§ **Set task**
Reproduce the listing below exactly, beginning with its first line and ending with the line that holds "equipment, server, lifts]"; pictures are not part of the copy.

§ **Available records**
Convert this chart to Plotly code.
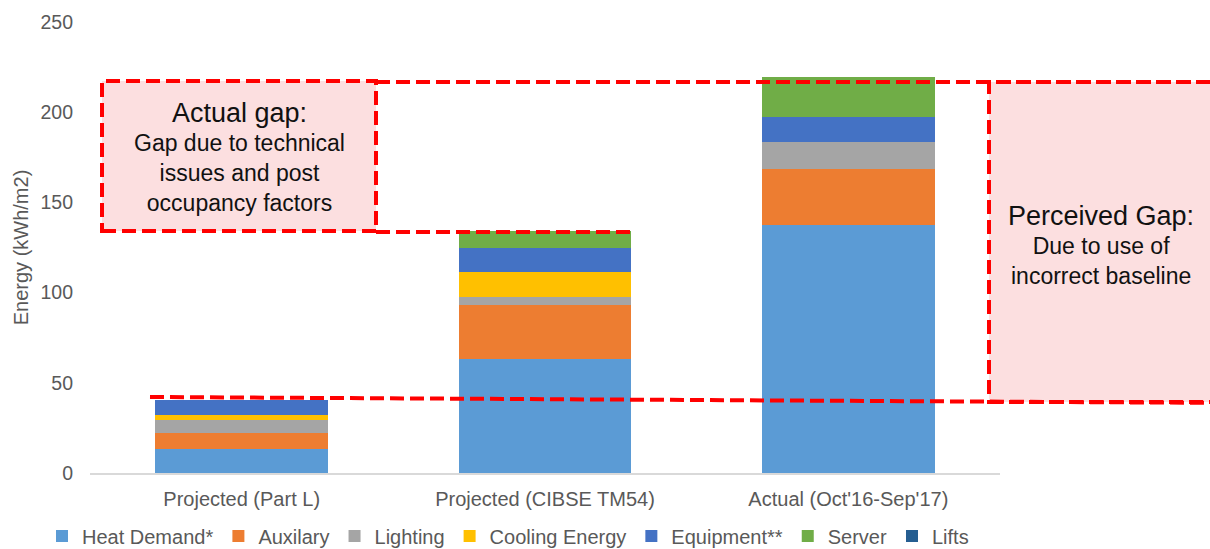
import plotly.graph_objects as go

categories = ["Projected (Part L)", "Projected (CIBSE TM54)", "Actual (Oct'16-Sep'17)"]
series_names = ["Heat Demand*", "Auxilary", "Lighting", "Cooling Energy", "Equipment**", "Server", "Lifts"]
heat_demand = [13.3, 63.2, 137.2]
auxilary = [8.8, 30.1, 31.3]
lighting = [7.3, 4.3, 15.0]
cooling_energy = [2.8, 13.9, 0.0]
equipment = [8.0, 13.1, 13.9]
server = [0.0, 9.3, 21.9]
lifts = [0.0, 0.0, 0.0]
colors = ["#5B9BD5", "#ED7D31", "#A5A5A5", "#FFC000", "#4472C4", "#70AD47", "#255E91"]
y_ticks = [0, 50, 100, 150, 200, 250]

series_values = [heat_demand, auxilary, lighting, cooling_energy, equipment, server, lifts]

FONT = "Liberation Sans, Arial, sans-serif"
W, H = 1210, 549
ML, MR, MT, MB = 90, 210, 22, 76
PW, PH = W - ML - MR, H - MT - MB


def xp(px):
    return (px - ML) / PW


def yp(py):
    return (H - MB - py) / PH


fig = go.Figure()
for name, vals, col in zip(series_names, series_values, colors):
    fig.add_trace(go.Bar(x=categories, y=vals, name=name, marker=dict(color=col, line=dict(width=0)),
                         width=0.57))

RED = "#FF0000"
PINK = "#FCDFE0"
dash = dict(color=RED, width=4, dash="14px,6px")

shapes = [
    # actual gap box
    dict(type="rect", xref="paper", yref="paper", x0=xp(102), x1=xp(376), y0=yp(231), y1=yp(81),
         fillcolor=PINK, line=dash, layer="above"),
    # perceived gap box
    dict(type="rect", xref="paper", yref="paper", x0=xp(989), x1=xp(1240), y0=yp(402), y1=yp(82),
         fillcolor=PINK, line=dash, layer="above"),
    # top line
    dict(type="line", xref="paper", yref="paper", x0=xp(376), x1=xp(1240), y0=yp(82), y1=yp(82),
         line=dash, layer="above"),
    # middle line
    dict(type="line", xref="paper", yref="paper", x0=xp(376), x1=xp(636), y0=yp(232), y1=yp(232),
         line=dash, layer="above"),
    # bottom line
    dict(type="line", xref="paper", yref="paper", x0=xp(150), x1=xp(1240), y0=yp(397), y1=yp(403),
         line=dash, layer="above"),
]

annotations = [
    dict(xref="paper", yref="paper", x=xp(239), y=yp(113), text="Actual gap:", showarrow=False,
         font=dict(family=FONT, size=27, color="#111111"), xanchor="center", yanchor="middle"),
    dict(xref="paper", yref="paper", x=xp(239), y=yp(173),
         text="Gap due to technical<br>issues and post<br>occupancy factors", showarrow=False,
         font=dict(family=FONT, size=23, color="#111111"), xanchor="center", yanchor="middle"),
    dict(xref="paper", yref="paper", x=xp(1101), y=yp(216), text="Perceived Gap:", showarrow=False,
         font=dict(family=FONT, size=27, color="#111111"), xanchor="center", yanchor="middle"),
    dict(xref="paper", yref="paper", x=xp(1101), y=yp(261),
         text="Due to use of<br>incorrect baseline", showarrow=False,
         font=dict(family=FONT, size=23, color="#111111"), xanchor="center", yanchor="middle"),
]

fig.update_layout(
    width=W, height=H,
    margin=dict(l=ML, r=MR, t=MT, b=MB, autoexpand=False),
    barmode="stack",
    bargap=0.43,
    paper_bgcolor="white",
    plot_bgcolor="white",
    font=dict(family=FONT, color="#595959", size=19),
    shapes=shapes,
    annotations=annotations,
    showlegend=True,
    legend=dict(orientation="h", x=xp(42), xanchor="left", y=yp(536), yanchor="middle",
                font=dict(family=FONT, size=20, color="#595959"), traceorder="normal",
                bgcolor="rgba(0,0,0,0)"),
    xaxis=dict(type="category", range=[-0.5, 2.5], showline=True, linecolor="#D9D9D9", linewidth=1.5,
               showgrid=False, zeroline=False, ticks="", tickfont=dict(family=FONT, size=20, color="#595959"),
               ticklabelstandoff=7, automargin=False),
    yaxis=dict(range=[0, 250], tickvals=y_ticks, showgrid=False, zeroline=False, showline=False, ticks="",
               tickfont=dict(family=FONT, size=19.5, color="#595959"), ticklabelstandoff=16,
               title=dict(text="Energy (kWh/m2)", font=dict(family=FONT, size=20, color="#595959"), standoff=6),
               automargin=False),
)

fig.write_html("out.html")
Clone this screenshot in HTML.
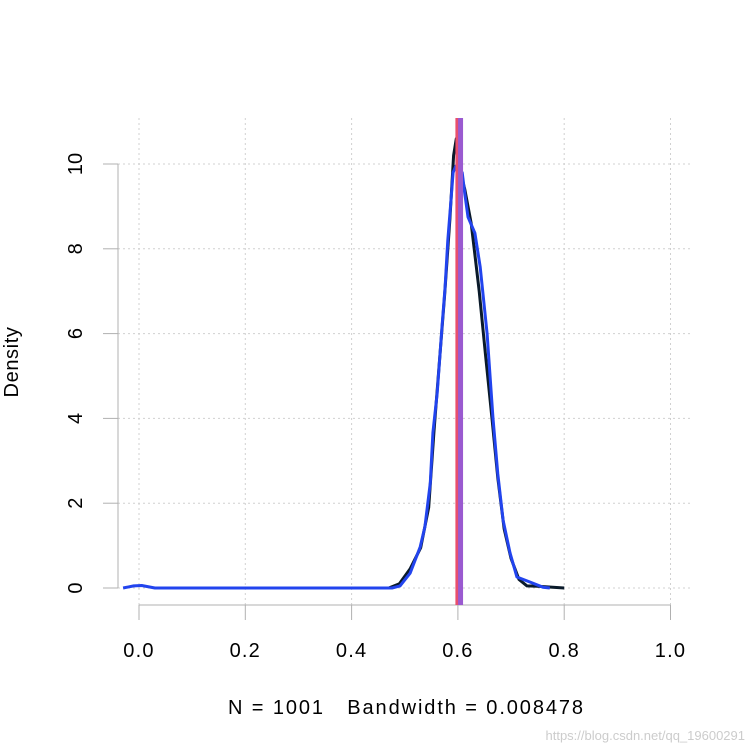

§ **Answer to the task**
Convert this chart to Plotly code.
import plotly.graph_objects as go

categories = ["Projected (Part L)", "Projected (CIBSE TM54)", "Actual (Oct'16-Sep'17)"]
series_names = ["Heat Demand*", "Auxilary", "Lighting", "Cooling Energy", "Equipment**", "Server", "Lifts"]
heat_demand = [13.3, 63.2, 137.2]
auxilary = [8.8, 30.1, 31.3]
lighting = [7.3, 4.3, 15.0]
cooling_energy = [2.8, 13.9, 0.0]
equipment = [8.0, 13.1, 13.9]
server = [0.0, 9.3, 21.9]
lifts = [0.0, 0.0, 0.0]
colors = ["#5B9BD5", "#ED7D31", "#A5A5A5", "#FFC000", "#4472C4", "#70AD47", "#255E91"]
y_ticks = [0, 50, 100, 150, 200, 250]

series_values = [heat_demand, auxilary, lighting, cooling_energy, equipment, server, lifts]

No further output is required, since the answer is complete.